● **WHAT IS BEING ASKED**:
Leaving out all pictures, copy exactly the lines from the one containing "Rebuild this chart" down to the one containing "</script></body></html>", both of them included.

● **ITEMS**:
_ _ _ _

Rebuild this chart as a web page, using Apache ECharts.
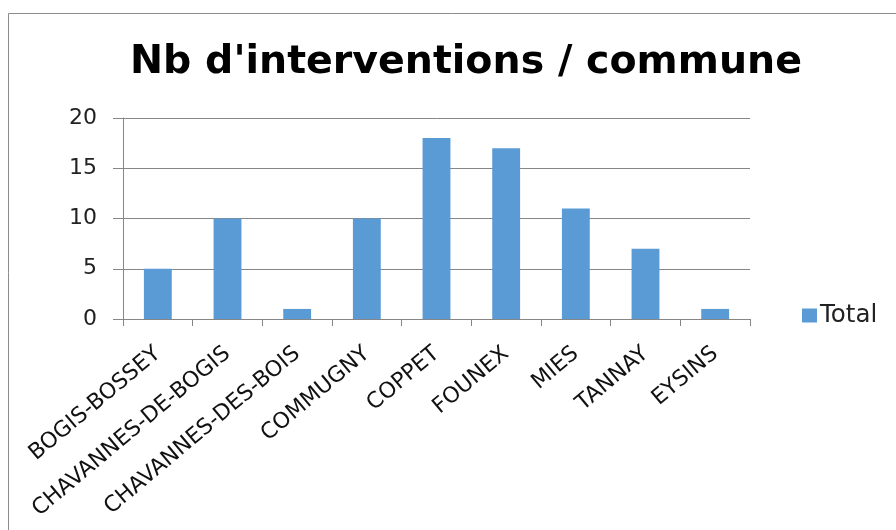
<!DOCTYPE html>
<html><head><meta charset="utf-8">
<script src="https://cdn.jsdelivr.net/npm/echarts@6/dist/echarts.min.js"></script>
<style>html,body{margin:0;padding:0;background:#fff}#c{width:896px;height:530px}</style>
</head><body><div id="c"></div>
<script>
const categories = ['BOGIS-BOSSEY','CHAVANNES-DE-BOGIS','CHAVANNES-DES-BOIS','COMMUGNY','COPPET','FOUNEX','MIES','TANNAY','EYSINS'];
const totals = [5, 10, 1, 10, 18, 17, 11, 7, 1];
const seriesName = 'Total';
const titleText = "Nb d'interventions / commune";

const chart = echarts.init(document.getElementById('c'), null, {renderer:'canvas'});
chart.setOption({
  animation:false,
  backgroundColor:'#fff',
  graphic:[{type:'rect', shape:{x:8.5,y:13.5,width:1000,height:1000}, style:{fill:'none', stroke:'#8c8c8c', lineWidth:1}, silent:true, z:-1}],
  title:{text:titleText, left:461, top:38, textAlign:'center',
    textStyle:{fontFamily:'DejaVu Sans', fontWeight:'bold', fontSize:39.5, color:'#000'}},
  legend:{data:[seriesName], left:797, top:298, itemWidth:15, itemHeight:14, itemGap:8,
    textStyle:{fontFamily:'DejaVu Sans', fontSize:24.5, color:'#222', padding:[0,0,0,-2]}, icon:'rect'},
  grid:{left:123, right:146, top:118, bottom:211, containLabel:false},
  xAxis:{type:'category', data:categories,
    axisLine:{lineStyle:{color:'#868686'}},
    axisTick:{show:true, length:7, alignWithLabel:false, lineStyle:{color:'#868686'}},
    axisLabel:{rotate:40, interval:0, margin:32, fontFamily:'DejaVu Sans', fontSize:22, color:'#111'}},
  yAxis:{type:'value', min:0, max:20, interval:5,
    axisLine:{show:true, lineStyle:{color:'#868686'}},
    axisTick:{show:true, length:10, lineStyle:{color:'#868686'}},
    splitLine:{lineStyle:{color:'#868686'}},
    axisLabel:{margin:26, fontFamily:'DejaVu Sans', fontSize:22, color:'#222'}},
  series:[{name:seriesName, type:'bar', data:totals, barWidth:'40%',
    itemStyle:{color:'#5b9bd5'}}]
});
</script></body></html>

_ _ _ _

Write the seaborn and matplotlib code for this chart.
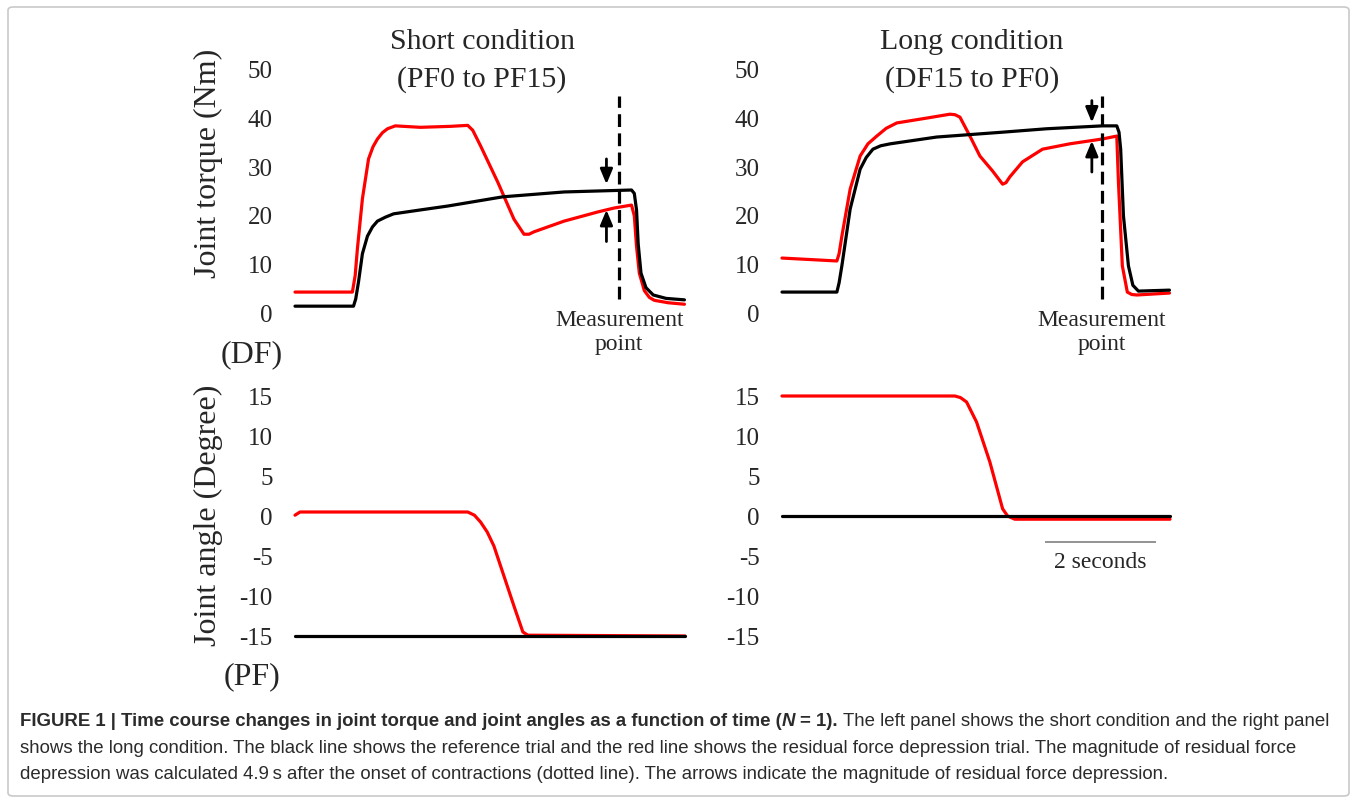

_ _ _ _

● **RESULT OF THIS EXERCISE**:
Rebuild this chart as a web page, using Apache ECharts.
<!DOCTYPE html>
<html><head><meta charset="utf-8">
<script src="https://cdn.jsdelivr.net/npm/echarts@6/dist/echarts.min.js"></script>
<style>html,body{margin:0;padding:0;background:#fff}#c{width:896px;height:530px}</style>
</head><body><div id="c"></div>
<script>
const categories = ['BOGIS-BOSSEY','CHAVANNES-DE-BOGIS','CHAVANNES-DES-BOIS','COMMUGNY','COPPET','FOUNEX','MIES','TANNAY','EYSINS'];
const totals = [5, 10, 1, 10, 18, 17, 11, 7, 1];
const seriesName = 'Total';
const titleText = "Nb d'interventions / commune";

const chart = echarts.init(document.getElementById('c'), null, {renderer:'canvas'});
chart.setOption({
  animation:false,
  backgroundColor:'#fff',
  graphic:[{type:'rect', shape:{x:8.5,y:13.5,width:1000,height:1000}, style:{fill:'none', stroke:'#8c8c8c', lineWidth:1}, silent:true, z:-1}],
  title:{text:titleText, left:461, top:38, textAlign:'center',
    textStyle:{fontFamily:'DejaVu Sans', fontWeight:'bold', fontSize:39.5, color:'#000'}},
  legend:{data:[seriesName], left:797, top:298, itemWidth:15, itemHeight:14, itemGap:8,
    textStyle:{fontFamily:'DejaVu Sans', fontSize:24.5, color:'#222', padding:[0,0,0,-2]}, icon:'rect'},
  grid:{left:123, right:146, top:118, bottom:211, containLabel:false},
  xAxis:{type:'category', data:categories,
    axisLine:{lineStyle:{color:'#868686'}},
    axisTick:{show:true, length:7, alignWithLabel:false, lineStyle:{color:'#868686'}},
    axisLabel:{rotate:40, interval:0, margin:32, fontFamily:'DejaVu Sans', fontSize:22, color:'#111'}},
  yAxis:{type:'value', min:0, max:20, interval:5,
    axisLine:{show:true, lineStyle:{color:'#868686'}},
    axisTick:{show:true, length:10, lineStyle:{color:'#868686'}},
    splitLine:{lineStyle:{color:'#868686'}},
    axisLabel:{margin:26, fontFamily:'DejaVu Sans', fontSize:22, color:'#222'}},
  series:[{name:seriesName, type:'bar', data:totals, barWidth:'40%',
    itemStyle:{color:'#5b9bd5'}}]
});
</script></body></html>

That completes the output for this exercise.